*Written problem:* Set down the data below without change, skipping the pictures it holds.

*Given material:*
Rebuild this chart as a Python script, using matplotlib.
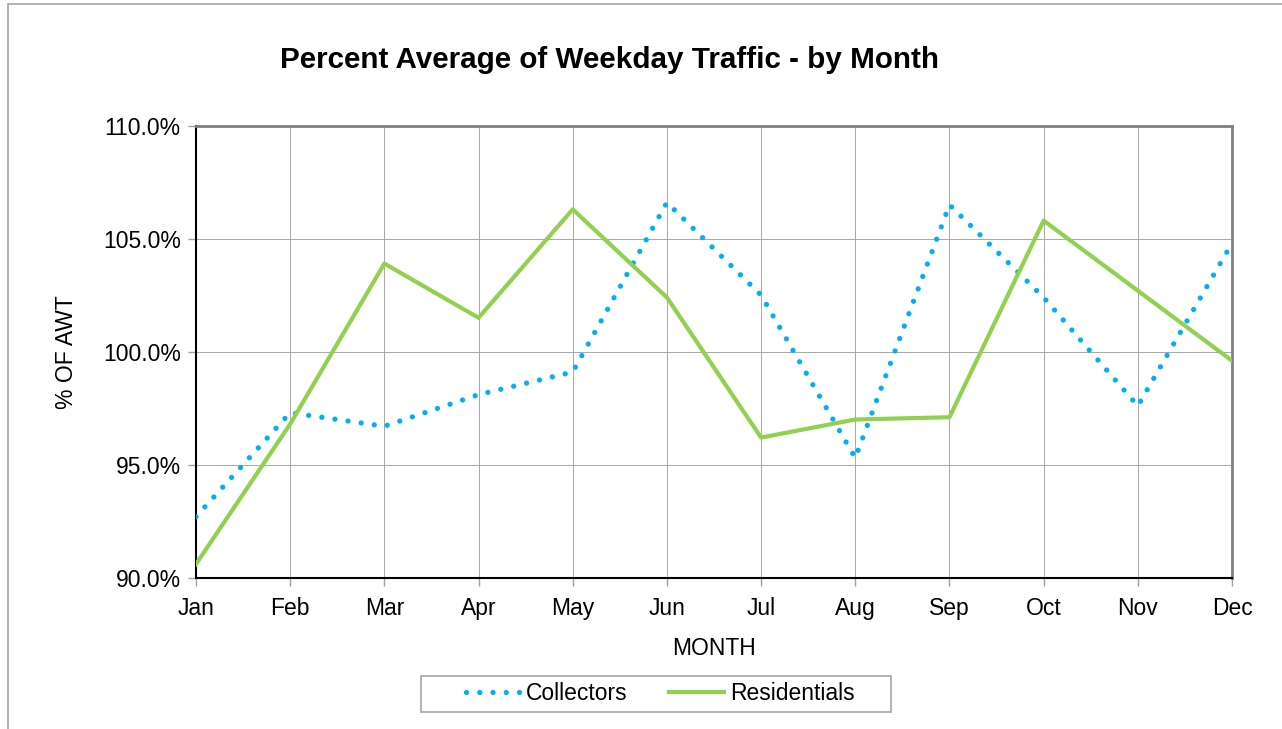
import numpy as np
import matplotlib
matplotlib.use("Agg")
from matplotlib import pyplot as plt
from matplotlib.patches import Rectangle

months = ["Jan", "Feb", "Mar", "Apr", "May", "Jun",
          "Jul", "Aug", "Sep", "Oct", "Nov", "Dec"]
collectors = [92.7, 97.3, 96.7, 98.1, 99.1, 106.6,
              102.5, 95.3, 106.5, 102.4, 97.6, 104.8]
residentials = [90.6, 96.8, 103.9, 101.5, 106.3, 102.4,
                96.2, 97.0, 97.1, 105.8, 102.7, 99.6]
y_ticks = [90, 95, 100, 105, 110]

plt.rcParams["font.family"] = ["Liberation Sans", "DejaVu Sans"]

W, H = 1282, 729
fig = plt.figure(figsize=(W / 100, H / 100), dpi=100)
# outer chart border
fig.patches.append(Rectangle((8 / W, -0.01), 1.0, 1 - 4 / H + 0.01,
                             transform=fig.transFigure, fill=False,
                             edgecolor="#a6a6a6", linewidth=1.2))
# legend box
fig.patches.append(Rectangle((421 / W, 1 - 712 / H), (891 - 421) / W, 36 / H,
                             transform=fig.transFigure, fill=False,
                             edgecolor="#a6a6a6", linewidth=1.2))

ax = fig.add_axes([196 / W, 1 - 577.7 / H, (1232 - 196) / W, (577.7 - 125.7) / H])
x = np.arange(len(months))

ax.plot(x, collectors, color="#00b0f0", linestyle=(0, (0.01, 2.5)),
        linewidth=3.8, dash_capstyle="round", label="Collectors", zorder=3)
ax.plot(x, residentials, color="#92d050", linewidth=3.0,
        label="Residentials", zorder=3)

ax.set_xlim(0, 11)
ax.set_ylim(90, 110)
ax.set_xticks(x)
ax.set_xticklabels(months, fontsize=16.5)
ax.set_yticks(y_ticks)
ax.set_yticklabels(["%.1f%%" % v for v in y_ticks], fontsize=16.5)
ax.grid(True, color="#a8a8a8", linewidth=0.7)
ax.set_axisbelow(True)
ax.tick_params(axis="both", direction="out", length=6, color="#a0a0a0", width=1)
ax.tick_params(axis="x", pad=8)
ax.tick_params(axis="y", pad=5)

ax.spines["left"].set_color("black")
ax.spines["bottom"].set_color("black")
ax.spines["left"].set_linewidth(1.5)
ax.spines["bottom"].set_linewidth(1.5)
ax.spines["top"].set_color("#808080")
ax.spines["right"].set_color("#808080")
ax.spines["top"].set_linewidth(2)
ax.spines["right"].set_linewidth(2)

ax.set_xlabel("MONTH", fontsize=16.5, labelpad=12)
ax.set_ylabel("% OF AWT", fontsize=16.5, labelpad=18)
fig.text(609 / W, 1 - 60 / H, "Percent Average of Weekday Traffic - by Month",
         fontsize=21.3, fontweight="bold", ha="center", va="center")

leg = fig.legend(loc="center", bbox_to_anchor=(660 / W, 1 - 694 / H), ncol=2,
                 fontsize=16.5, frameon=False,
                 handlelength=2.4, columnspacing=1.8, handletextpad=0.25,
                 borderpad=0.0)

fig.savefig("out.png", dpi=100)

*Answer to the task:*
Rebuild this chart as a Python script, using matplotlib.
import numpy as np
import matplotlib
matplotlib.use("Agg")
from matplotlib import pyplot as plt
from matplotlib.patches import Rectangle

months = ["Jan", "Feb", "Mar", "Apr", "May", "Jun",
          "Jul", "Aug", "Sep", "Oct", "Nov", "Dec"]
collectors = [92.7, 97.3, 96.7, 98.1, 99.1, 106.6,
              102.5, 95.3, 106.5, 102.4, 97.6, 104.8]
residentials = [90.6, 96.8, 103.9, 101.5, 106.3, 102.4,
                96.2, 97.0, 97.1, 105.8, 102.7, 99.6]
y_ticks = [90, 95, 100, 105, 110]

plt.rcParams["font.family"] = ["Liberation Sans", "DejaVu Sans"]

W, H = 1282, 729
fig = plt.figure(figsize=(W / 100, H / 100), dpi=100)
# outer chart border
fig.patches.append(Rectangle((8 / W, -0.01), 1.0, 1 - 4 / H + 0.01,
                             transform=fig.transFigure, fill=False,
                             edgecolor="#a6a6a6", linewidth=1.2))
# legend box
fig.patches.append(Rectangle((421 / W, 1 - 712 / H), (891 - 421) / W, 36 / H,
                             transform=fig.transFigure, fill=False,
                             edgecolor="#a6a6a6", linewidth=1.2))

ax = fig.add_axes([196 / W, 1 - 577.7 / H, (1232 - 196) / W, (577.7 - 125.7) / H])
x = np.arange(len(months))

ax.plot(x, collectors, color="#00b0f0", linestyle=(0, (0.01, 2.5)),
        linewidth=3.8, dash_capstyle="round", label="Collectors", zorder=3)
ax.plot(x, residentials, color="#92d050", linewidth=3.0,
        label="Residentials", zorder=3)

ax.set_xlim(0, 11)
ax.set_ylim(90, 110)
ax.set_xticks(x)
ax.set_xticklabels(months, fontsize=16.5)
ax.set_yticks(y_ticks)
ax.set_yticklabels(["%.1f%%" % v for v in y_ticks], fontsize=16.5)
ax.grid(True, color="#a8a8a8", linewidth=0.7)
ax.set_axisbelow(True)
ax.tick_params(axis="both", direction="out", length=6, color="#a0a0a0", width=1)
ax.tick_params(axis="x", pad=8)
ax.tick_params(axis="y", pad=5)

ax.spines["left"].set_color("black")
ax.spines["bottom"].set_color("black")
ax.spines["left"].set_linewidth(1.5)
ax.spines["bottom"].set_linewidth(1.5)
ax.spines["top"].set_color("#808080")
ax.spines["right"].set_color("#808080")
ax.spines["top"].set_linewidth(2)
ax.spines["right"].set_linewidth(2)

ax.set_xlabel("MONTH", fontsize=16.5, labelpad=12)
ax.set_ylabel("% OF AWT", fontsize=16.5, labelpad=18)
fig.text(609 / W, 1 - 60 / H, "Percent Average of Weekday Traffic - by Month",
         fontsize=21.3, fontweight="bold", ha="center", va="center")

leg = fig.legend(loc="center", bbox_to_anchor=(660 / W, 1 - 694 / H), ncol=2,
                 fontsize=16.5, frameon=False,
                 handlelength=2.4, columnspacing=1.8, handletextpad=0.25,
                 borderpad=0.0)

fig.savefig("out.png", dpi=100)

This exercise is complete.